(Source code of charts)
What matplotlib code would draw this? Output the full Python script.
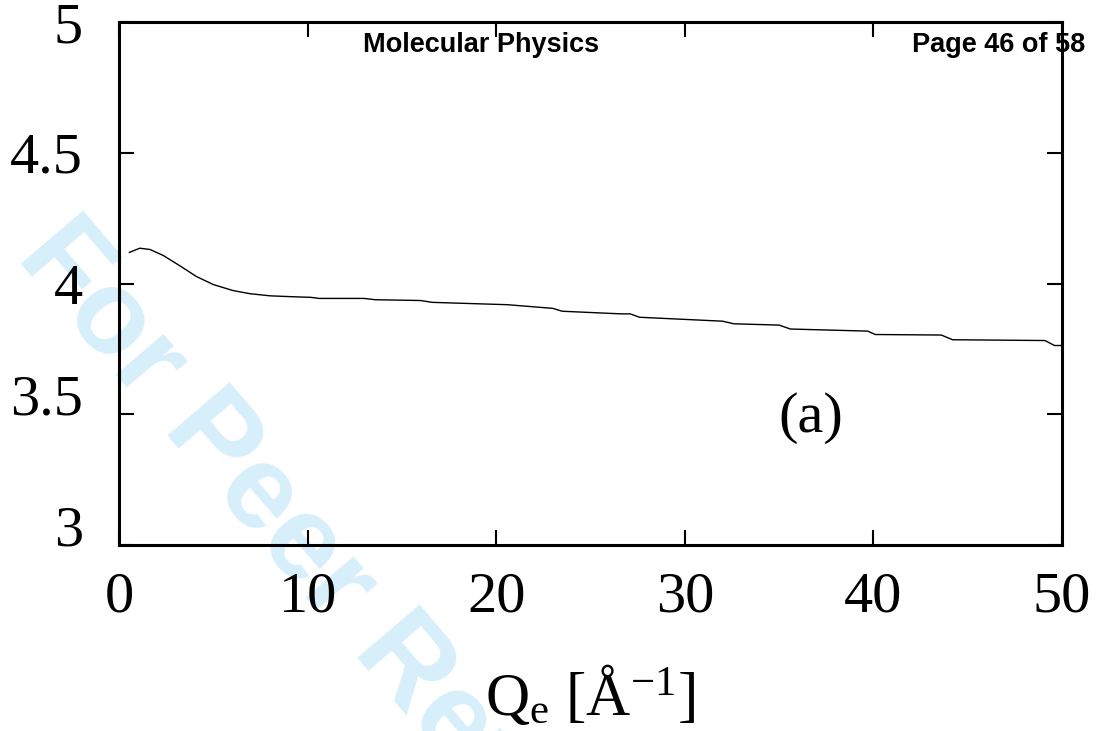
import matplotlib
matplotlib.use('Agg')
import matplotlib.pyplot as plt
from matplotlib import rcParams

rcParams['font.family'] = 'Liberation Serif'
rcParams['mathtext.fontset'] = 'custom'
rcParams['mathtext.rm'] = 'Liberation Serif'
rcParams['mathtext.it'] = 'Liberation Serif:italic'

q_vals = [0.55, 1.1, 1.65, 2.35, 3.2, 4.1, 5.0, 6.05, 6.95, 8.0, 9.0, 10.2, 10.6,
          13.0, 13.6, 16.0, 16.6, 19.7, 20.6, 23.0, 23.5, 26.6, 27.1, 27.6, 32.0,
          32.6, 35.0, 35.6, 39.7, 40.1, 43.6, 44.2, 49.1, 49.6, 50.0]
y_vals = [4.119, 4.135, 4.130, 4.107, 4.069, 4.027, 3.996, 3.973, 3.961, 3.953,
          3.950, 3.947, 3.943, 3.943, 3.938, 3.935, 3.928, 3.921, 3.919, 3.905,
          3.894, 3.884, 3.884, 3.871, 3.856, 3.846, 3.841, 3.826, 3.818, 3.805,
          3.803, 3.785, 3.782, 3.763, 3.763]

x_ticks = [0, 10, 20, 30, 40, 50]
y_ticks = [3, 3.5, 4, 4.5, 5]
y_tick_labels = ['3', '3.5', '4', '4.5', '5']

fig = plt.figure(figsize=(11.03, 7.31), dpi=100)
ax = fig.add_axes([0.1079, 0.2544, 0.8549, 0.7155])
ax.patch.set_facecolor('none')

# watermark behind everything
ax.text(0.0138, 0.6484, 'For Peer Review', transform=fig.transFigure,
        family='Liberation Sans', weight='bold', fontsize=86, color='#D6EFFB',
        rotation=-49.5, rotation_mode='anchor', ha='left', va='baseline',
        zorder=0, clip_on=False)

# page header (sits under the frame)
ax.text(0.329, 0.929, 'Molecular Physics', transform=fig.transFigure,
        family='Liberation Sans', weight='bold', fontsize=19.5,
        zorder=1, clip_on=False)
ax.text(0.827, 0.929, 'Page 46 of 58', transform=fig.transFigure,
        family='Liberation Sans', weight='bold', fontsize=19.5,
        zorder=1, clip_on=False)

ax.plot(q_vals, y_vals, color='black', linewidth=1.0, zorder=3)

ax.set_xlim(0, 50)
ax.set_ylim(3, 5)
ax.set_xticks(x_ticks)
ax.set_yticks(y_ticks)
ax.set_yticklabels(y_tick_labels)
ax.tick_params(direction='in', top=True, right=True, length=11, width=1.5,
               labelsize=42)
ax.tick_params(axis='x', pad=19)
ax.tick_params(axis='y', pad=26)
for s in ax.spines.values():
    s.set_linewidth(2.2)
    s.set_zorder(4)

# lower y labels sit a little higher in the original
ylabs = ax.get_yticklabels()
ylabs[0].set_verticalalignment('baseline')
ylabs[1].set_verticalalignment('baseline')

ax.text(36.7, 3.485, '(a)', fontsize=42, ha='center', va='center')

fig.text(0.535, 0.022, 'Q$_{\\mathrm{e}}$ [Å$^{-1}$]', fontsize=44,
         ha='center', va='baseline')

fig.savefig('out.png', dpi=100)
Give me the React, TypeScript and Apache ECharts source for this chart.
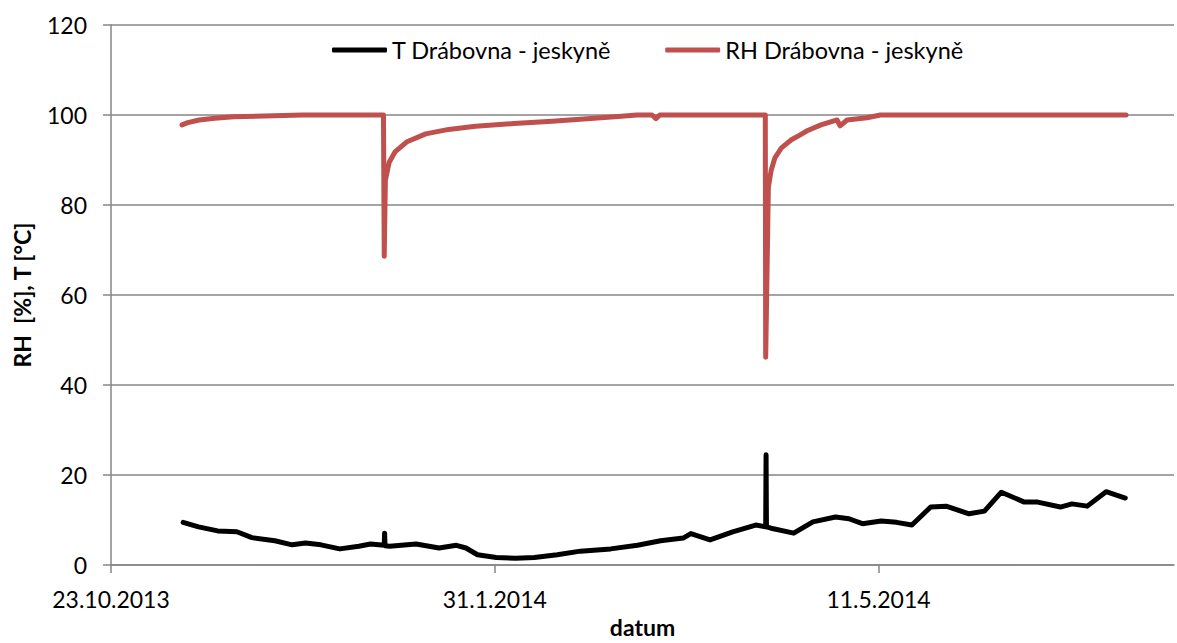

The problem
List the lines of the material in which the word "this" occurs.

Finished exercise
What matplotlib code would draw this? Output the full Python script.
Give me the React, TypeScript and Apache ECharts source for this chart.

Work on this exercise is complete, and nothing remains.